Seely dismissed it as a completely irrelevant and shallow gesture. Yet Darroch made the opposite argument, based on the symbolic politics of such a move: a halt would serve as a symbol of “what we think about things”, signal UK disapproval of Israeli conduct, and bring the UK into line with other secondary arms suppliers such as Canada, Belgium and Spain.
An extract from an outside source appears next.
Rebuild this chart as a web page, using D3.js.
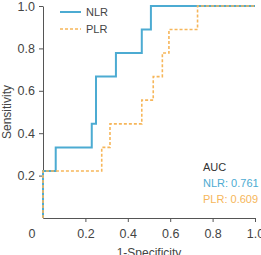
<!DOCTYPE html>
<html><head><meta charset="utf-8">
<script src="https://cdn.jsdelivr.net/npm/d3@7"></script>
<style>body{margin:0;background:#fff}svg{display:block}text{font-family:"Liberation Sans",Arial,sans-serif}</style>
</head><body>
<svg id="c" width="261" height="255"></svg>
<script>
const nlrFpr = [0,0,0.06,0.06,0.23,0.23,0.25,0.25,0.344,0.344,0.466,0.466,0.509,0.509,1];
const nlrTpr = [0,0.222,0.222,0.333,0.333,0.444,0.444,0.667,0.667,0.778,0.778,0.889,0.889,1,1];
const plrFpr = [0,0,0.277,0.277,0.316,0.316,0.466,0.466,0.52,0.52,0.563,0.563,0.594,0.594,0.729,0.729,1];
const plrTpr = [0,0.222,0.222,0.333,0.333,0.444,0.444,0.556,0.556,0.667,0.667,0.778,0.778,0.889,0.889,1,1];
const xTicks = [0.2,0.4,0.6,0.8,1.0];
const yTicks = [0.2,0.4,0.6,0.8,1.0];
const seriesNames = ["NLR","PLR"];
const aucValues = ["0.761","0.609"];

const svg = d3.select("#c");
const x = d3.scaleLinear().domain([0,1]).range([43,255]);
const y = d3.scaleLinear().domain([0,1]).range([218,6]);
const axisCol = "#555", textCol = "#444";
const colors = ["#4cabd2","#f6b65a"];

const xa = svg.append("g").attr("transform","translate(0,218)")
  .call(d3.axisBottom(x).tickValues(xTicks).tickFormat(d3.format(".1f")).tickSize(4).tickSizeOuter(0));
const ya = svg.append("g").attr("transform","translate(43,0)")
  .call(d3.axisLeft(y).tickValues(yTicks).tickFormat(d3.format(".1f")).tickSize(4).tickSizeOuter(0));
[xa,ya].forEach(g=>{
  g.select(".domain").attr("stroke",axisCol);
  g.selectAll(".tick line").attr("stroke",axisCol);
  g.selectAll(".tick text").attr("fill",textCol).style("font-size","12.5px");
});
xa.selectAll(".tick text").attr("dy","0").attr("y",20);
ya.selectAll(".tick text").attr("x",-8);
svg.append("text").attr("x",32).attr("y",238).attr("text-anchor","middle")
  .attr("fill",textCol).style("font-size","12.5px").text("0");

svg.append("text").attr("x",149).attr("y",257).attr("text-anchor","middle")
  .attr("fill",textCol).style("font-size","12px").text("1-Specificity");
svg.append("text").attr("transform","translate(10.5,112) rotate(-90)").attr("text-anchor","middle")
  .attr("fill",textCol).style("font-size","12px").text("Sensitivity");

const line = d3.line().x(d=>x(d[0])).y(d=>y(d[1]));
const plr = plrFpr.map((f,i)=>[f,plrTpr[i]]);
const nlr = nlrFpr.map((f,i)=>[f,nlrTpr[i]]);
svg.append("path").attr("d",line(nlr)).attr("fill","none").attr("stroke",colors[0])
  .attr("stroke-width",2);
svg.append("path").attr("d",line(plr)).attr("fill","none").attr("stroke",colors[1])
  .attr("stroke-width",1.6).attr("stroke-dasharray","3,2");

// legend
seriesNames.forEach((n,i)=>{
  const ly = 12 + i*17;
  svg.append("line").attr("x1",60).attr("x2",81).attr("y1",ly).attr("y2",ly)
    .attr("stroke",colors[i]).attr("stroke-width",i?1.6:2).attr("stroke-dasharray",i?"3,2":null);
  svg.append("text").attr("x",86).attr("y",ly+4).attr("fill",textCol).style("font-size","11px").text(n);
});

svg.append("text").attr("x",203).attr("y",171).attr("fill","#333").style("font-size","11px").text("AUC");
seriesNames.forEach((n,i)=>{
  svg.append("text").attr("x",203).attr("y",187+i*16).attr("fill",colors[i])
    .style("font-size","11px").text(n+": "+aucValues[i]);
});
</script>
</body></html>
He pointed out that even the Americans were talking about potential restrictions given the extent of civilian harm, especially in any ground invasion of Rafah and now, in light of Iran’s response to Israel’s attack on its consulate in Syria.
Strategic Opportunity
There is a strong case to be made in favour of gesture politics: one of the currencies of the arms trade is symbolic power. After all, the government wants to play the symbolism of arms exports both ways: arms supplies to Saudi Arabia are so massive that we apparently can’t countenance cutting them because of the threat to UK jobs and Saudi provision of intelligence; while arms supplies to Israel are so small that we can’t countenance cutting them because of the risks to the intelligence relationship.
Which is it? Where does the much-vaunted “leverage” of arms sales come in? At a certain point, questions of principle must matter, even for the most hard-headed realist.
The UK government could start from the principle (and legal obligation as a state party to the Genocide Convention) that it is unwilling to risk facilitating genocide and work backwards from that.
And beyond questions of principle, the UK government has a strategic opportunity at the current conjuncture.
The UK is the supplier of niche parts of the F35 that are crucial to the production but also the maintenance of the fighter planes. Take them out of the equation and there is a gap in the supply chain.
So the effect of a halt would be both material and symbolic. If there are no spare parts from the UK, Israel would lose the use of their F35s.
The US Department of Defense has been paying close attention to Israel’s ability to maintain and replenish its F35s in light of the five-fold increase in their deployment since October – maintenance and sustainment that has been reliant on spare parts deliveries from F35 partner nations, which includes the UK.
Stopping the supply of F35 parts would cause friction in the UK’s relationship with the US. But with the US now apparently wavering on military support (at least publicly), now could be the perfect time for the UK government to tell the US and the Israelis that they can’t support genocide any more.